Because I intended to add beads to the knit after it was constructed, I had to add extra stabilizer to help hold the weight of the beads. It is quite surprising how heavy beads become when sewn on and the weight can distort the fabric. I solved this dilemma by fusing black iron-on stabilizer to the back of the knit pieces. Once it was fused, I used black thread and "stitched in the ditch" at two inch intervals with the grain of the knit. I then serged around the outline of each piece, carefully following contrast thread. The serger cut away the excess fabric as I serged and tied the stabilizer to the knit piece. That completed, I sewed the individual pieces together and pressed the seams flat.

In the photo of the right sleeve above, you can see the black stabilizer, the "stitches in the ditch", the serged edges, and the pressed seams.
At this point, I was ready to begin construction of the ultra suede bands. I chose to combine both the black and the turquoise ultra suede into the same band. Ultra suede is wonderful to work with because it is fairly forgiving. Unlike true leather, if you make a mistake with the sewing machine, you can simply pull out the stitching, brush it up and start over. With leather, the holes the sewing needle made will be present permanently. The best advise when working with leather is to get it right the first time.

Ultra suede has a nap so it was important to determine the direction of the nap and cut all of the pieces in the same direction relative to the nap.

The sewing pattern called for both neck and front bands. The bands had a front side and back side so the button holes needed to be set in place before the band was completed. It is also important to plan exactly where the buttons are to be placed on the band before making any cuts. Finally, when placing a buttonhole, remember that a button will sit at the top of the buttonhole when it is buttoned. The wrong placement of the button and band can skew the entire neckline.
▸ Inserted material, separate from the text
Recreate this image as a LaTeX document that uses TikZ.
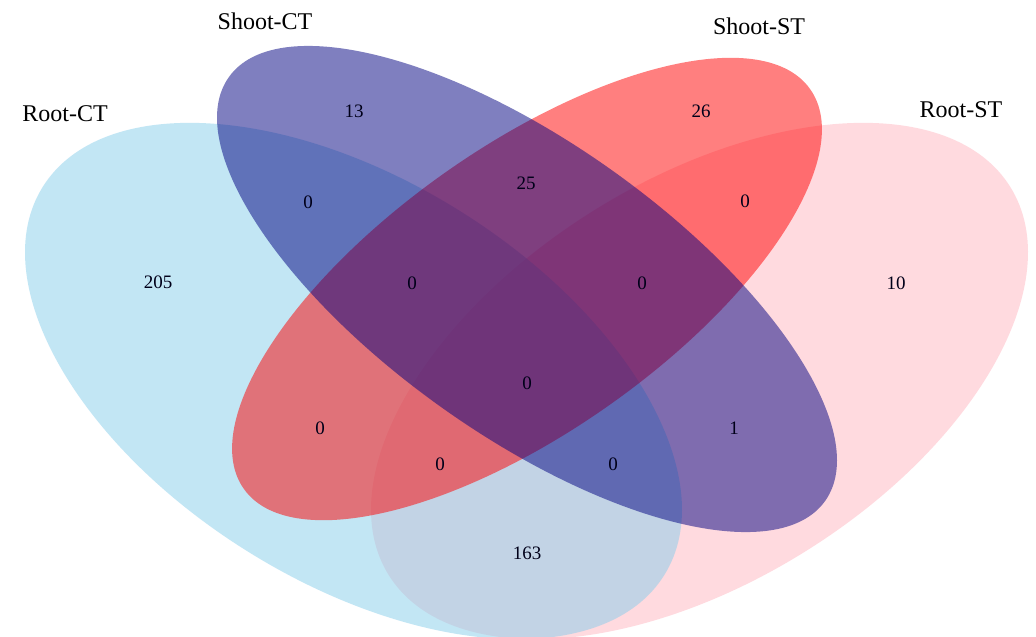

I next pinned the bands onto the knit part of the jacket so that I could check how it lined up on the jacket. I also wanted to see how the buttons looked now that I could see the actual jacket. I liked the effect of the turquoise center band but immediately saw that my original choice of buttons (small, shiny and solid black) was not the effect that I wanted. I decided to shop for different buttons before I completed the band. Eventually, I found a set of blue and black oval buttons with a beige stripe. They were exactly the look I wanted so I bought them and was back in business.
At this stage I also tried on the jacket and marked the length of the sleeves and the length of the jacket. You can see the pins in the sleeves and on the bands marking the proper lengths.

Sunday, February 25, 2007

The Blue Butterfly Jacket

Well, here goes nothing. This is my first try at "blogging" and I am still trying to figure out all the steps in creating a blog. Please bear with me as I try to make this work.
By way of introduction, I have been knitting and sewing since the mid-1960's but I never thought of combining these passions until I met Manon Salois. Manon is a wonderful fiber artist who authored "The Haute Couture of Cut and Sew", a book that focuses on Cut and Sew knits. When she offered classes teaching her techniques, I was able to attend four week-long sessions over the course of four years. I love to knit and I love to sew. Most of all, I love creating "one-of- a-kind" knits that combine all manner of fiber arts.
The Blue Butterfly Jacket was designed several years ago and combines knitting, sewing, beading, and embroidery. This jacket was my epiphany because as I constructed it, I realized the versatility of knit fabric and its endless possibilities.

The pattern was Vogue's Oscar de la Renta #2188. My favorite color combinations are blue and black. The jacket I envisioned was versatile and warm. The fabric needed to be fairly sturdy when knit because I wanted to add sequins and seed beads to the design.

Ultimately, after sampling numerous fabrics and color combinations, I chose turquoise and black ultra suede for the bands, a blue satin for the lining, and a bright multicolored cotton fabric contrast. The knit fabric is a turquoise chenille yarn and black superwash wool. The final addition was to be black bugle beads, black seed beads and black sequins. My test swatch produced a fabric that was dense, but still maintained the integrity of the butterfly design.

Because the jacket is "cut and sew" no real shaping is involved in the knit. Generally, the knit fabric simply has to be knit at a gauge that is pleasing, has good drape, and is wider and longer than the pattern piece. All pieces need to be properly blocked prior to cutting out the pattern pieces.

The first step was to cut out the pattern pieces and pin them in place. Care must be taken to line up the arrows on the patterns with a line of stitches, otherwise, the knit fabric will pull and have an "off" look. Once the pattern was pinned into place, I used a length of white contrast yarn and outlined the pattern with a long basting stitch. When I removed the pattern, the outline in contrast yarn was plainly visible. I then threaded my sewing machine with a contrasting color of thread and a stitched along inside of the yarn guide using a long basting stitch. That done, I removed the contrast yarn.

Now came the moment of truth. It was time to take a pair of scissors and cut out the outline of the piece leaving a one-half inch selvage. As a knitter who is used to shaping garments as I knit, this project was somewhat unnerving to me for two reasons --- (1) I just knew that the second I cut the knit it would immediately turn into a twisted mass of meaningless threads, and (2) I knew I was going to has scraps left over after the piece was cut which meant I was going to waste yarn. As true yarn addict, wasting yarn was a bad thing. So it was with great trepidation that I picked up the pair of scissors and poised them on the knit.